El centro de la ciudad se mueve poco y rara vez. Los radios son los que van de aquí para allí con movimiento tan inapreciable a los sentidos, directamente, cual la rotación cósmica del planeta. Las arterias radiales de la ciudad y sus extremidades son las que se revuelven, se cruzan y se enroscan como los rejos del pulpo. Lo más particular es que las líneas de tranvías sufren poco o nada, pues sus carriles se acomodan a la dirección del movimiento. El inaudito fenómeno se verifica casi siempre de noche. El Municipio tiene pregoneros que salen por las mañanas voceando la nueva topografía, y se ponen carteles diciendo, por ejemplo: «La cárcel se ha corrido al Oeste. Hay tendencias en el Senado a derivar hacia los Pozos de nieve. La Bolsa firme (quiere decir que no se ha movido). El convento de Padres Capuchinos Agonizantes, unido a la Dirección de Infantería y al Hotel de Bagdad, marcha, costeando el barrio de los judíos, hacia la Fábrica del gas». Cierto que este fenómeno, único en el globo, tiene sus inconvenientes, porque no se sabe nunca, en tal ciudad, de quién es uno vecino y de quién no; pero hay que reconocer que no carece de ventajas, pues cuando un turriota sale, a altas horas de la noche, de una francachela, con la cabeza un poco mareada, no necesita fatigarse para ir a su casa, sino que se está quietecito, arrimado a un guardacantón, esperando a que pase la puerta de su vivienda para meterse en ella tan tranquilo.

Una ciudad móvil que me ha recordado a Castroforte del Baralla en la que la protagonista intentará sucidarse guiada por un chaval un tanto peculiar, Celín. Lo que se van encontrando se sale un tanto de lo común:

Respondió el chico que el Alcana estaba un poquito lejos, y guió por torcida calle, en la cual había una imagen alumbrada por macilento farol. Pasaron por junto al cuartel de la Santa Hermandad, establecido en el desamortizado convento del Buen Fin. En la puerta estaba de centinela un cuadrillero con tricornio y capote. Dejaron atrás la Casa de locos y un barrio de gitanos. Costeando luego la inmensa mole de la Casa de los Jesuítas, rodeada de sombras, entraron en una plaza enorme con muchísimas horcas, de las cuales pendían los ajusticiados de aquel día. Eran salteadores de caminos, periodistas que habían hablado mal del Gobierno, un judaizante, un brujo y un cajero de fondos municipales, autor de varios chanchullos. Apretaron el paso, y al salir a un lugar más abierto, entre campo y ciudad, notó Diana que la obscuridad menguaba.
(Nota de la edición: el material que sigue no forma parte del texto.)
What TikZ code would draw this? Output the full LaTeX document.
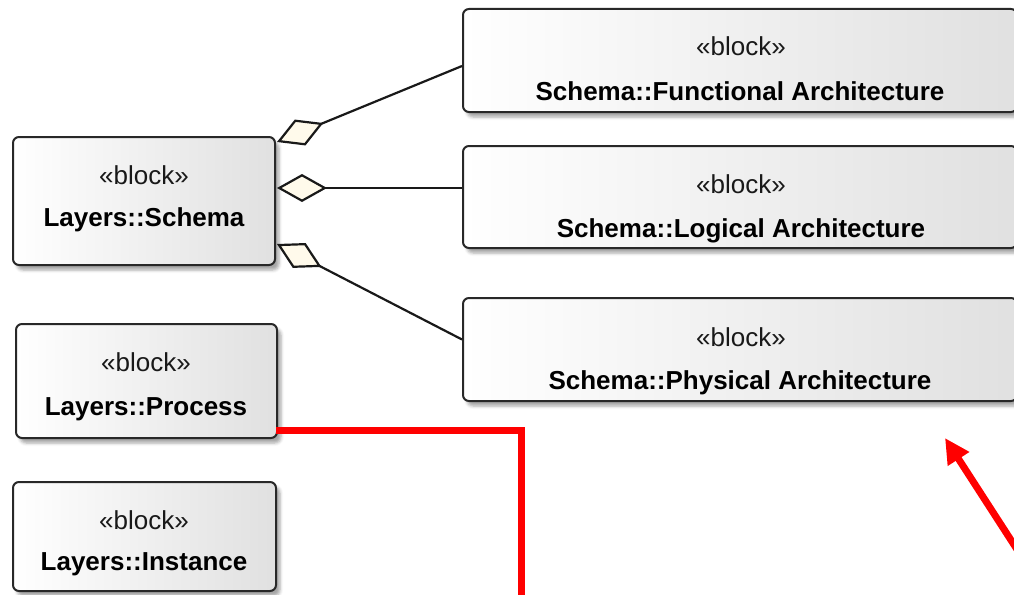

Todo aquel gentío iba a gozar las fiestas de la ciudad, y pasaban también diligencias atestadas de viajeros alegres que cantaban y reían; el tren silbaba a lo lejos. En las primeras casas de una aldea próxima vieron enormes carteles fijados por las empresas de ferrocarriles. Celín y Diana se pararon a leerlos, ella apoyada en el hombro del mancebo, él marcando las letras con una ramita que en la mano llevaba. Decían así: «Espléndidos Autos de fe en Turris, los días 2 y 5 brumario. Sesenta víctimas a la parrilla. Toros el 3, de la ganadería de Polvoranca. Congreso de la Sociedad de la Continencia. Juegos Florales. Torneo. Velada con Manifiesto en el Ateneo. Regatas. Iluminación y Tinieblas. Gran Rosario de la Aurora, con antorchas, por las principales calles, etc., etc.».

El final explicará muchas cosas, pero no se lo voy a chafar; es una historia tan corta que se lee sin darse cuenta y deja buen sabor de boca. Lo interesante está en los detalles.